### WRITTEN EXERCISE
Return every line below as is, leaving out the pictures.

### SUPPLIED INFORMATION

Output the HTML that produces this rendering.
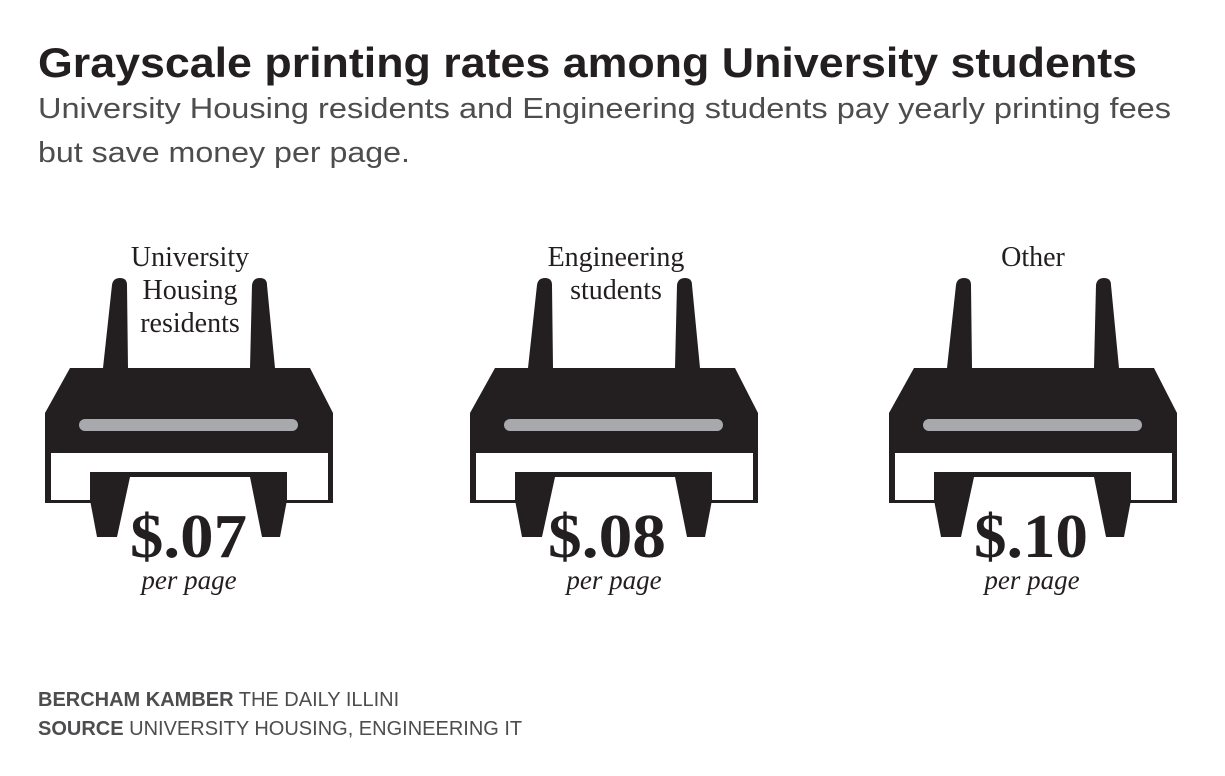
<!DOCTYPE html>
<html><head><style>body{margin:0;background:#fff}svg{display:block}</style></head><body>
<svg width="1225" height="776" xmlns="http://www.w3.org/2000/svg">
<defs>
<g id="p">
<path d="M112,285 Q113,278 120,278 Q127,278 127,285 L128,368 L103,368 Z" fill="#231f20"/>
<path d="M252,285 Q253,278 260,278 Q267,278 267,285 L275,368 L250,368 Z" fill="#231f20"/>
<path d="M70,368 L310,368 L333,413 L333,503 L45,503 L45,413 Z" fill="#231f20"/>
<rect x="79" y="419" width="219" height="12" rx="6" fill="#a7a9ac"/>
<rect x="51" y="453" width="277" height="47" fill="#fff"/>
<rect x="90" y="472" width="197" height="31" fill="#231f20"/>
<path d="M90,500 L130,500 L117,537 L97,537 Z" fill="#231f20"/>
<path d="M250,500 L287,500 L280,537 L262,537 Z" fill="#231f20"/>
<path d="M130,477 L250,477 L262,537 L117,537 Z" fill="#fff"/>
</g>
</defs>
<text x="38" y="77" font-family="Liberation Sans, sans-serif" font-weight="bold" font-size="42" fill="#231f20" textLength="1099" lengthAdjust="spacingAndGlyphs">Grayscale printing rates among University students</text>
<g font-family="Liberation Sans, sans-serif" font-size="29" fill="#4d4d4f">
<text x="38" y="118" textLength="1133" lengthAdjust="spacingAndGlyphs">University Housing residents and Engineering students pay yearly printing fees</text>
<text x="38" y="162" textLength="372" lengthAdjust="spacingAndGlyphs">but save money per page.</text>
</g>
<use href="#p"/>
<use href="#p" x="425"/>
<use href="#p" x="844"/>
<g font-family="Liberation Serif, serif" font-size="28" fill="#231f20" text-anchor="middle">
<text x="190" y="266">University</text>
<text x="190" y="299">Housing</text>
<text x="190" y="332">residents</text>
<text x="616" y="266">Engineering</text>
<text x="616" y="299">students</text>
<text x="1033" y="266">Other</text>
</g>
<g font-family="Liberation Serif, serif" font-size="62" font-weight="bold" fill="#231f20">
<text x="130" y="557" textLength="117" lengthAdjust="spacingAndGlyphs">$.07</text>
<text x="548" y="557" textLength="118" lengthAdjust="spacingAndGlyphs">$.08</text>
<text x="974" y="557" textLength="114" lengthAdjust="spacingAndGlyphs">$.10</text>
</g>
<g font-family="Liberation Serif, serif" font-size="27" font-style="italic" fill="#231f20" text-anchor="middle">
<text x="189" y="589">per page</text>
<text x="614" y="589">per page</text>
<text x="1032" y="589">per page</text>
</g>
<g font-family="Liberation Sans, sans-serif" font-size="20" fill="#4d4d4f">
<text x="38" y="706"><tspan font-weight="bold">BERCHAM KAMBER</tspan> THE DAILY ILLINI</text>
<text x="38" y="735"><tspan font-weight="bold">SOURCE</tspan> UNIVERSITY HOUSING, ENGINEERING IT</text>
</g>
</svg>
</body></html>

### ANSWER TO THE TASK
Output the HTML that produces this rendering.
<!DOCTYPE html>
<html><head><style>body{margin:0;background:#fff}svg{display:block}</style></head><body>
<svg width="1225" height="776" xmlns="http://www.w3.org/2000/svg">
<defs>
<g id="p">
<path d="M112,285 Q113,278 120,278 Q127,278 127,285 L128,368 L103,368 Z" fill="#231f20"/>
<path d="M252,285 Q253,278 260,278 Q267,278 267,285 L275,368 L250,368 Z" fill="#231f20"/>
<path d="M70,368 L310,368 L333,413 L333,503 L45,503 L45,413 Z" fill="#231f20"/>
<rect x="79" y="419" width="219" height="12" rx="6" fill="#a7a9ac"/>
<rect x="51" y="453" width="277" height="47" fill="#fff"/>
<rect x="90" y="472" width="197" height="31" fill="#231f20"/>
<path d="M90,500 L130,500 L117,537 L97,537 Z" fill="#231f20"/>
<path d="M250,500 L287,500 L280,537 L262,537 Z" fill="#231f20"/>
<path d="M130,477 L250,477 L262,537 L117,537 Z" fill="#fff"/>
</g>
</defs>
<text x="38" y="77" font-family="Liberation Sans, sans-serif" font-weight="bold" font-size="42" fill="#231f20" textLength="1099" lengthAdjust="spacingAndGlyphs">Grayscale printing rates among University students</text>
<g font-family="Liberation Sans, sans-serif" font-size="29" fill="#4d4d4f">
<text x="38" y="118" textLength="1133" lengthAdjust="spacingAndGlyphs">University Housing residents and Engineering students pay yearly printing fees</text>
<text x="38" y="162" textLength="372" lengthAdjust="spacingAndGlyphs">but save money per page.</text>
</g>
<use href="#p"/>
<use href="#p" x="425"/>
<use href="#p" x="844"/>
<g font-family="Liberation Serif, serif" font-size="28" fill="#231f20" text-anchor="middle">
<text x="190" y="266">University</text>
<text x="190" y="299">Housing</text>
<text x="190" y="332">residents</text>
<text x="616" y="266">Engineering</text>
<text x="616" y="299">students</text>
<text x="1033" y="266">Other</text>
</g>
<g font-family="Liberation Serif, serif" font-size="62" font-weight="bold" fill="#231f20">
<text x="130" y="557" textLength="117" lengthAdjust="spacingAndGlyphs">$.07</text>
<text x="548" y="557" textLength="118" lengthAdjust="spacingAndGlyphs">$.08</text>
<text x="974" y="557" textLength="114" lengthAdjust="spacingAndGlyphs">$.10</text>
</g>
<g font-family="Liberation Serif, serif" font-size="27" font-style="italic" fill="#231f20" text-anchor="middle">
<text x="189" y="589">per page</text>
<text x="614" y="589">per page</text>
<text x="1032" y="589">per page</text>
</g>
<g font-family="Liberation Sans, sans-serif" font-size="20" fill="#4d4d4f">
<text x="38" y="706"><tspan font-weight="bold">BERCHAM KAMBER</tspan> THE DAILY ILLINI</text>
<text x="38" y="735"><tspan font-weight="bold">SOURCE</tspan> UNIVERSITY HOUSING, ENGINEERING IT</text>
</g>
</svg>
</body></html>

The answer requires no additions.